The value of JPM Coin is set against the US dollar — one coin for one buck. The value doesn’t fluctuate, so the problematic volatility that follows crypto like a shadow isn’t an issue.
The coin is not meant for commercial use. It’s intended to allow members of the bank network to transfer funds among themselves without incurring fees, and consumers will likely never be able to use it themselves. Still, the banking industry is not only innovative but pragmmatic. This kind of practicality could one day make cryptocurrencies a part of daily life.
7. More than 48,000 businesses accept crypto as payment
Microsoft. Home Depot. McDonald’s. Tesla. Apple. These are just a few examples of big companies that are serious about crypto. They accept it as a legitimate form of payment for their goods and services, and a lot of them invest in cryptocurrencies themselves. In Europe, more than 80,000 stores that accept Bitcoin as payment, including big brands like Sephora.
Companies are ready for blockchain and they’re eager to keep up with future trends by accepting crypto. The more brands jump on the bandwagon, the easier it will be for everyone else to embrace it.
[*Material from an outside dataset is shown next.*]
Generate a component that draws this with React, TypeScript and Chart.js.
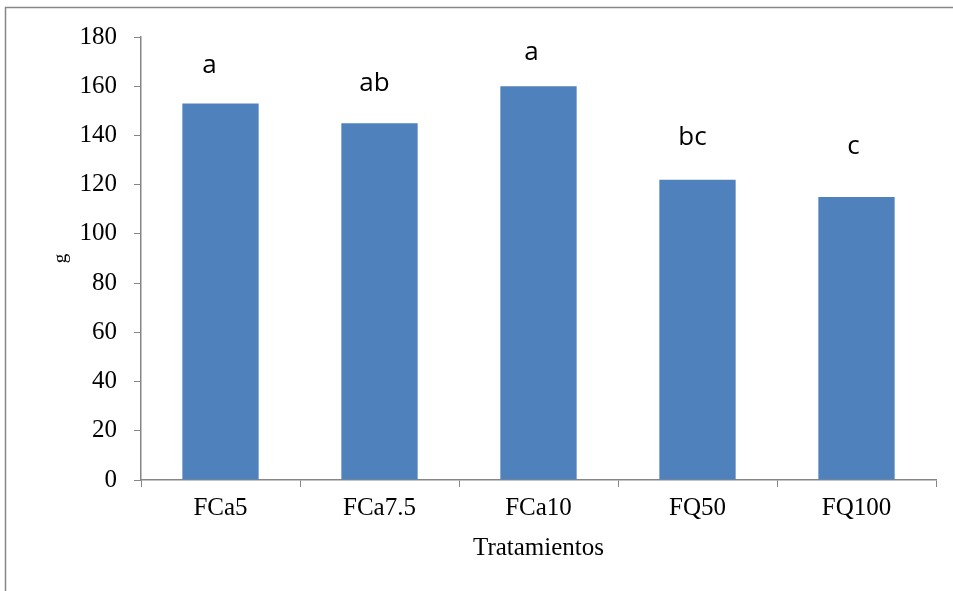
import React, { useEffect, useRef } from "react";
import { Chart, registerables } from "chart.js";

Chart.register(...registerables);

const categories = ["FCa5", "FCa7.5", "FCa10", "FQ50", "FQ100"];
const values = [153, 145, 160, 122, 115];
const letters = ["a", "ab", "a", "bc", "c"];
const letterGaps = [30, 32, 26, 35, 43];
const letterShifts = [-11, -5, -7, -5, -3];

const SERIF = "'Liberation Serif', 'Times New Roman', serif";
const SANS = "'Open Sans', 'Liberation Sans', sans-serif";
const AXIS = "#868686";

const framePlugin = {
  id: "frame",
  beforeDraw(chart: any) {
    const ctx = chart.ctx;
    ctx.save();
    ctx.fillStyle = "#ffffff";
    ctx.fillRect(0, 0, chart.width, chart.height);
    ctx.strokeStyle = AXIS;
    ctx.lineWidth = 1.5;
    ctx.beginPath();
    ctx.moveTo(5.5, chart.height);
    ctx.lineTo(5.5, 7.5);
    ctx.lineTo(chart.width, 7.5);
    ctx.stroke();
    ctx.restore();
  },
};

const lettersPlugin = {
  id: "letters",
  afterDatasetsDraw(chart: any) {
    const ctx = chart.ctx;
    const meta = chart.getDatasetMeta(0);
    ctx.save();
    ctx.fillStyle = "#000000";
    ctx.font = `26px ${SANS}`;
    ctx.textAlign = "center";
    ctx.textBaseline = "alphabetic";
    meta.data.forEach((bar: any, i: number) => {
      ctx.fillText(letters[i], bar.x + letterShifts[i], bar.y - letterGaps[i]);
    });
    ctx.restore();
  },
};

export default function App() {
  const ref = useRef<HTMLCanvasElement | null>(null);
  useEffect(() => {
    if (!ref.current) return;
    const chart = new Chart(ref.current, {
      type: "bar",
      data: {
        labels: categories,
        datasets: [
          {
            data: values,
            backgroundColor: "#4F81BD",
            borderWidth: 0,
            categoryPercentage: 1,
            barPercentage: 0.48,
          },
        ],
      },
      options: {
        responsive: false,
        animation: false,
        maintainAspectRatio: false,
        layout: { padding: { top: 37, right: 17, bottom: 0, left: 0 } },
        plugins: {
          legend: { display: false },
          tooltip: { enabled: false },
        },
        scales: {
          x: {
            grid: {
              display: true,
              drawOnChartArea: false,
              drawTicks: true,
              tickLength: 7,
              color: AXIS,
              offset: true,
            },
            border: { display: true, color: AXIS, width: 1.5 },
            ticks: {
              color: "#000000",
              font: { family: SERIF, size: 25 },
              padding: 6,
              maxRotation: 0,
            },
            title: {
              display: true,
              text: "Tratamientos",
              color: "#000000",
              font: { family: SERIF, size: 25 },
              padding: { top: 0, bottom: 28 },
            },
            afterFit(scale: any) {
              scale.height = 111;
            },
          },
          y: {
            min: 0,
            max: 180,
            grid: {
              display: true,
              drawOnChartArea: false,
              drawTicks: true,
              tickLength: 7,
              color: AXIS,
            },
            border: { display: true, color: AXIS, width: 1.5 },
            ticks: {
              stepSize: 20,
              color: "#000000",
              font: { family: SERIF, size: 25 },
              padding: 17,
            },
            title: {
              display: true,
              text: "g",
              color: "#000000",
              font: { family: SERIF, size: 19 },
              padding: { top: 50, bottom: 0 },
            },
            afterFit(scale: any) {
              scale.width = 141;
            },
          },
        },
      },
      plugins: [framePlugin, lettersPlugin],
    });
    return () => chart.destroy();
  }, []);
  return (
    <div style={{ position: "absolute", left: 0, top: 0, width: 953, height: 591 }}>
      <canvas ref={ref} width={953} height={591} style={{ display: "block" }} />
    </div>
  );
}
E-commerce retailers are particularly happy to engage, with more than 75,000 retailers on Shopify alone now accepting digital currency.
You know cryptocurrency has hit the mainstream when you can use it to buy a coffee at Starbucks.
Today, more banks and governments are coming on board to the cryptocurrency industry. These are only some of the major signs that change is coming and cryptocurrencies are slowly seeping into our everyday lives. Now all that’s left is to wait and see how increased mainstream adoption will change the dynamics of cryptocurrency on a global scale.